Syria's U.N. ambassador, Bashar al-Jaafari, told CNN's Christiane Amanpour that the allegations of poison gas use by his government "are false and unfounded." Al-Assad told the French newspaper Le Figaro on Monday that an attack on his country risks a regional war.
Administration officials and Obama himself have said the president has the authority to conduct military strikes even without congressional approval. But asked what the administration would do if Congress refused to authorize military action, Kerry said, "We're not contemplating that, because it's too dire."
The session was interrupted early on by a member of the anti-war group Code Pink, who shouted "The American people do not want this" as she was dragged out of the room by police.
Kerry first became famous decades ago as a former Navy officer testifying against the war in Vietnam in front of the same committee. He responded to the protest by saying that "Congress will represent the American people, and I think we all can respect those who have a different point of view."
Weapons inspectors from the United Nations are analyzing samples taken from the scene last week, but their results aren't expected to assign blame. The United States and its allies say the rebels have no capability to carry out a large-scale chemical weapons attack, however.
House leaders line up behind Obama
Earlier Tuesday, the leaders of both parties in the House of Representatives emerged from a White House meeting earlier Tuesday to support Obama's call for American strikes.
House Speaker John Boehner, R-Ohio, told reporters the use of poison gas was "a barbarous act" to which only the United States is capable of responding. House Minority Leader Nancy Pelosi, D-California, added that Washington must respond to actions "outside the circle of civilized human behavior."
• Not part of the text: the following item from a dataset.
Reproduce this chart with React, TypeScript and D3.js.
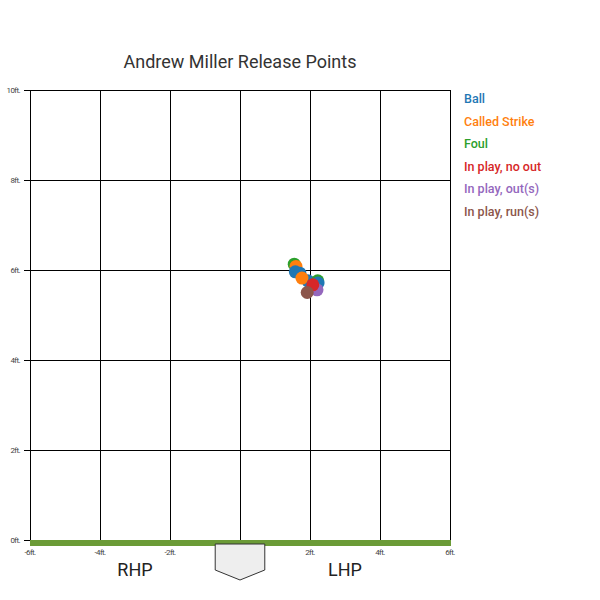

But in a written statement later, Boehner said it is up to Obama "to make his case to the American people and their elected representatives" -- including securing support from individual members.
"All votes authorizing the use of military force are conscience votes for members, and passage will require direct, continuous engagement from the White House," the speaker said.
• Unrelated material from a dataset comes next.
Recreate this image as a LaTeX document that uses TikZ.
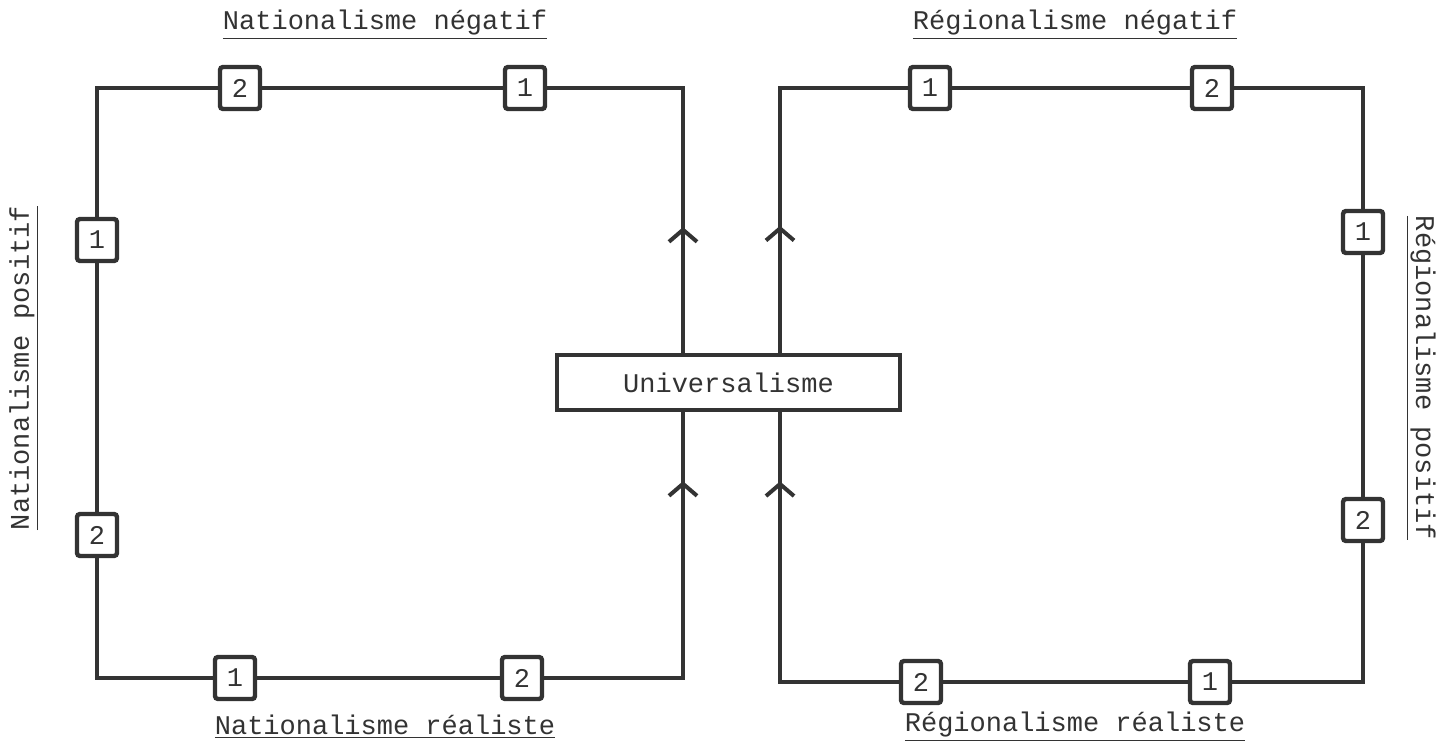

No vote is scheduled before Congress returns from its summer recess on Monday. Kerry defended the delay to seek congressional authorization, saying the move gives the United States time to make its case while adding pressure on al-Assad.
"This is working," Kerry said. "There are defections taking place. There's great uncertainty in Syria. We are building support, a greater understanding, and I would far rather be playing our hand than his at this point in time."
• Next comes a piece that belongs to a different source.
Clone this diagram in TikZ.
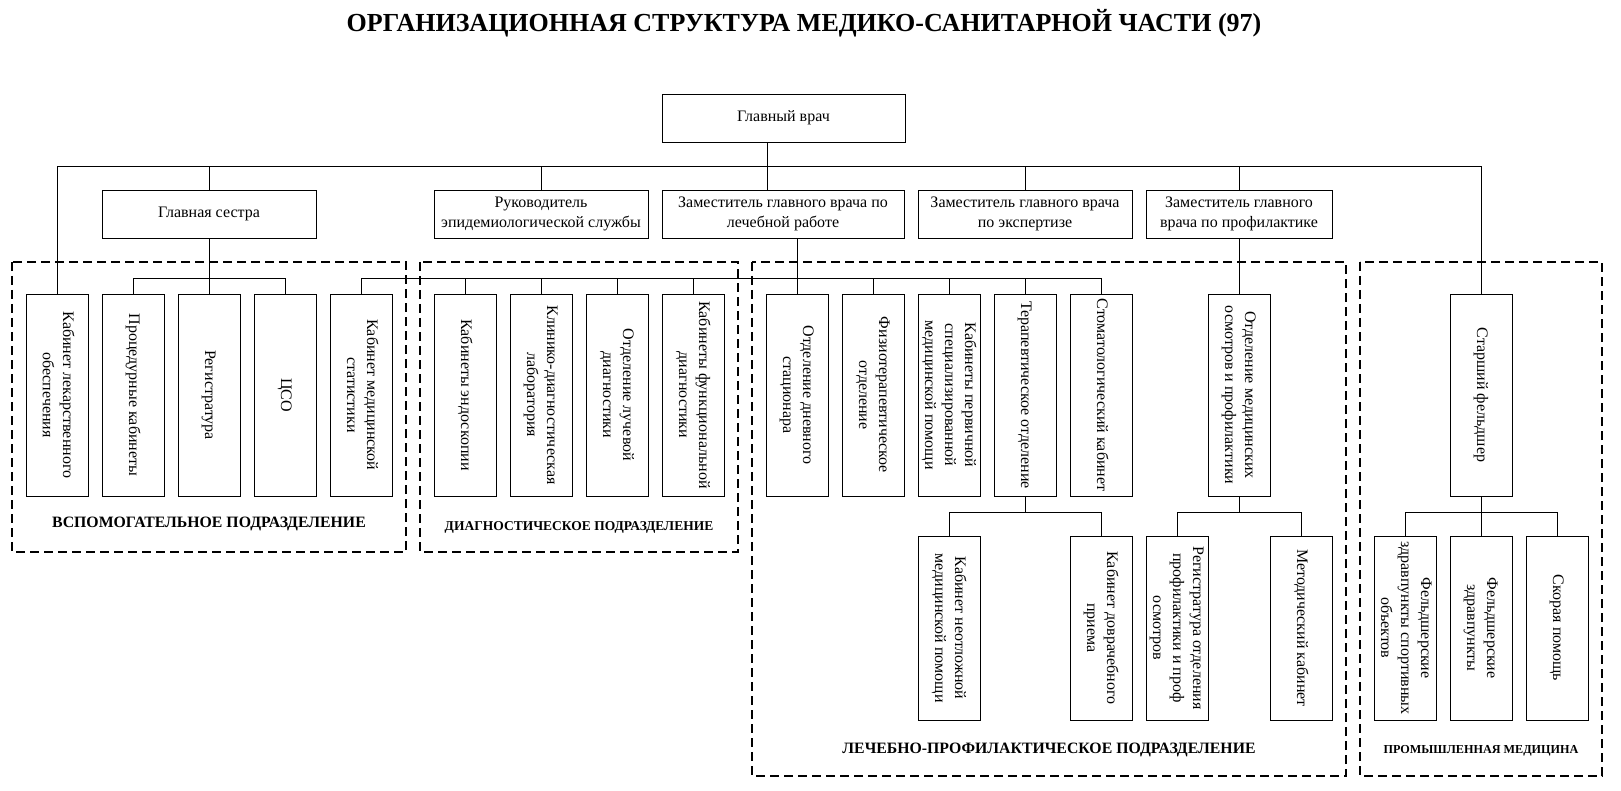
\documentclass[tikz,border=0pt]{standalone}
\usepackage{fontspec}
\usepackage{graphicx}
\setmainfont{Liberation Serif}
\newcommand{\vlab}[1]{\rotatebox{-90}{\begin{tabular}{@{}c@{}}#1\end{tabular}}}
\tikzset{
  orgbox/.style={draw,line width=.8pt,align=center,inner sep=0pt,font=\fontsize{16}{20}\selectfont},
  topbox/.style={orgbox,minimum height=48},
  vbox/.style={orgbox,minimum width=62,minimum height=202},
  lowbox/.style={orgbox,minimum width=62,minimum height=184},
  link/.style={line width=.8pt},
  unitframe/.style={line width=1.6pt,dash pattern=on 9pt off 5pt},
  unitlab/.style={font=\bfseries\fontsize{15.8}{18}\selectfont},
  unitlabsmall/.style={font=\bfseries\fontsize{13.5}{16}\selectfont}
}

\begin{document}
\begin{tikzpicture}[x=1pt,y=-1pt]
  \useasboundingbox (0,0) rectangle (1621,791);
  \node[font=\bfseries\fontsize{26}{30}\selectfont] (title) at (804,23) {ОРГАНИЗАЦИОННАЯ СТРУКТУРА МЕДИКО-САНИТАРНОЙ ЧАСТИ (97)};

  % dashed units
  \draw[unitframe] (12,262) rectangle (406,552);
  \draw[unitframe] (420,262) rectangle (738,552);
  \draw[unitframe] (752,262) rectangle (1346,776);
  \draw[unitframe] (1360,262) rectangle (1602,776);

  \node[topbox,minimum width=243] (gv) at (783.5,118) {Главный врач};
  \node[topbox,minimum width=214] (gs) at (209,214) {Главная сестра};
  \node[topbox,minimum width=214] (re) at (541,214) {Руководитель\\эпидемиологической службы};
  \node[topbox,minimum width=242] (zl) at (783,214) {Заместитель главного врача по\\лечебной работе};
  \node[topbox,minimum width=214] (ze) at (1025,214) {Заместитель главного врача\\по экспертизе};
  \node[topbox,minimum width=186] (zp) at (1239,214) {Заместитель главного\\врача по профилактике};

  \node[vbox] (kl) at (57,395) {\vlab{Кабинет лекарственного\\обеспечения}};
  \node[vbox] (pk) at (133,395) {\vlab{Процедурные кабинеты}};
  \node[vbox] (reg) at (209,395) {\vlab{Регистратура}};
  \node[vbox] (cso) at (285,395) {\vlab{ЦСО}};
  \node[vbox] (ms) at (361,395) {\vlab{Кабинет медицинской\\статистики}};

  \node[vbox] (ke) at (465,395) {\vlab{Кабинеты эндоскопии}};
  \node[vbox] (kld) at (541,395) {\vlab{Клинико-диагностическая\\лаборатория}};
  \node[vbox] (olu) at (617,395) {\vlab{Отделение лучевой\\диагностики}};
  \node[vbox] (kf) at (693,395) {\vlab{Кабинеты функциональной\\диагностики}};

  \node[vbox] (od) at (797,395) {\vlab{Отделение дневного\\стационара}};
  \node[vbox] (ft) at (873,395) {\vlab{Физиотерапевтическое\\отделение}};
  \node[vbox] (kp) at (949,395) {\vlab{Кабинеты первичной\\специализированной\\медицинской помощи}};
  \node[vbox] (ter) at (1025,395) {\vlab{Терапевтическое отделение}};
  \node[vbox] (stom) at (1101,395) {\vlab{Стоматологический кабинет}};
  \node[vbox] (oso) at (1239,395) {\vlab{Отделение медицинских\\осмотров и профилактики}};
  \node[vbox] (sf) at (1481,395) {\vlab{Старший фельдшер}};

  \node[lowbox] (kn) at (949,628) {\vlab{Кабинет неотложной\\медицинской помощи}};
  \node[lowbox] (kd) at (1101,628) {\vlab{Кабинет доврачебного\\приема}};
  \node[lowbox] (ro) at (1177,628) {\vlab{Регистратура отделения\\профилактики и проф\\осмотров}};
  \node[lowbox] (mk) at (1301,628) {\vlab{Методический кабинет}};
  \node[lowbox] (fz1) at (1405,628) {\vlab{Фельдшерские\\здравпункты спортивных\\объектов}};
  \node[lowbox] (fz2) at (1481,628) {\vlab{Фельдшерские\\здравпункты}};
  \node[lowbox] (sp) at (1557,628) {\vlab{Скорая помощь}};

  \node[unitlab] (lab1) at (209,524) {ВСПОМОГАТЕЛЬНОЕ ПОДРАЗДЕЛЕНИЕ};
  \node[unitlabsmall] (lab2) at (579,527) {ДИАГНОСТИЧЕСКОЕ ПОДРАЗДЕЛЕНИЕ};
  \node[unitlab] (lab3) at (1049,750) {ЛЕЧЕБНО-ПРОФИЛАКТИЧЕСКОЕ ПОДРАЗДЕЛЕНИЕ};
  \node[font=\bfseries\fontsize{12.2}{15}\selectfont] (lab4) at (1481,751) {ПРОМЫШЛЕННАЯ МЕДИЦИНА};

  % buses
  \coordinate (busA) at (0,166);
  \coordinate (busB) at (0,278);
  \coordinate (busC) at (0,512);
  \coordinate (gvdrop) at (767,0);

  \draw[link] (gvdrop |- gv.south) -- (gvdrop |- zl.north);
  \draw[link] (kl.north) -- (kl.north |- busA) -- (sf.north |- busA) -- (sf.north);
  \foreach \n in {gs,re,ze,zp}
    \draw[link] (\n.north) -- (\n.north |- busA);

  \draw[link] (gs.south) -- (reg.north);
  \draw[link] (pk.north) -- (pk.north |- busB) -- (cso.north |- busB) -- (cso.north);
  \draw[link] (ms.north) -- (ms.north |- busB) -- (stom.north |- busB) -- (stom.north);
  \foreach \n in {ke,kld,olu,kf,ft,kp,ter}
    \draw[link] (\n.north) -- (\n.north |- busB);
  \draw[link] (od.north |- zl.south) -- (od.north);
  \draw[link] (zp.south) -- (oso.north);

  \draw[link] (ter.south) -- (ter.south |- busC);
  \draw[link] (kn.north) -- (kn.north |- busC) -- (kd.north |- busC) -- (kd.north);
  \draw[link] (oso.south) -- (oso.south |- busC);
  \draw[link] (ro.north) -- (ro.north |- busC) -- (mk.north |- busC) -- (mk.north);
  \draw[link] (sf.south) -- (fz2.north);
  \draw[link] (fz1.north) -- (fz1.north |- busC) -- (sp.north |- busC) -- (sp.north);
\end{tikzpicture}
\end{document}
Most of the focus of administration lobbying has been on the House. In the Senate, a Democratic source familiar with Majority Leader Harry Reid's thinking told CNN that Reid is confident any authorization measure will pass his chamber. The source said it is likely 60 votes will be needed to overcome a filibuster, and Reid thinks the votes are there.
U.N. chief calls for end to Security Council 'stalemate'
The United Nations has said more than 100,000 people -- including many civilians -- have been killed in Syria since a popular uprising spiraled into a civil war in 2011. Syrian opposition activists reported another 107 dead on Monday, mostly in Damascus and its suburbs.
New U.N. figures Tuesday point to the staggering impact the war has had on the nation.
The number of Syrians who have fled their war-ravaged country has risen above 2 million, the U.N. refugee agency reported, an increase of nearly 1.8 million people over the past 12 months.
But at the United Nations, Secretary-General Ban Ki-moon urged Security Council members to await test results on the samples collected by U.N. inspectors.
"We should avoid further militarization of the conflict and revitalize the search for a political settlement," Ban said. "I take note of the argument for action to prevent further uses of chemical weapons. At the same time, we must consider the impact of any punitive measure on efforts to prevent further bloodshed and facilitate a political resolution of the conflict. The turmoil in Syria and across the region serves nobody."
He urged member states to work through the Security Council, where Syrian allies Russia and China are expected to block any call for military action.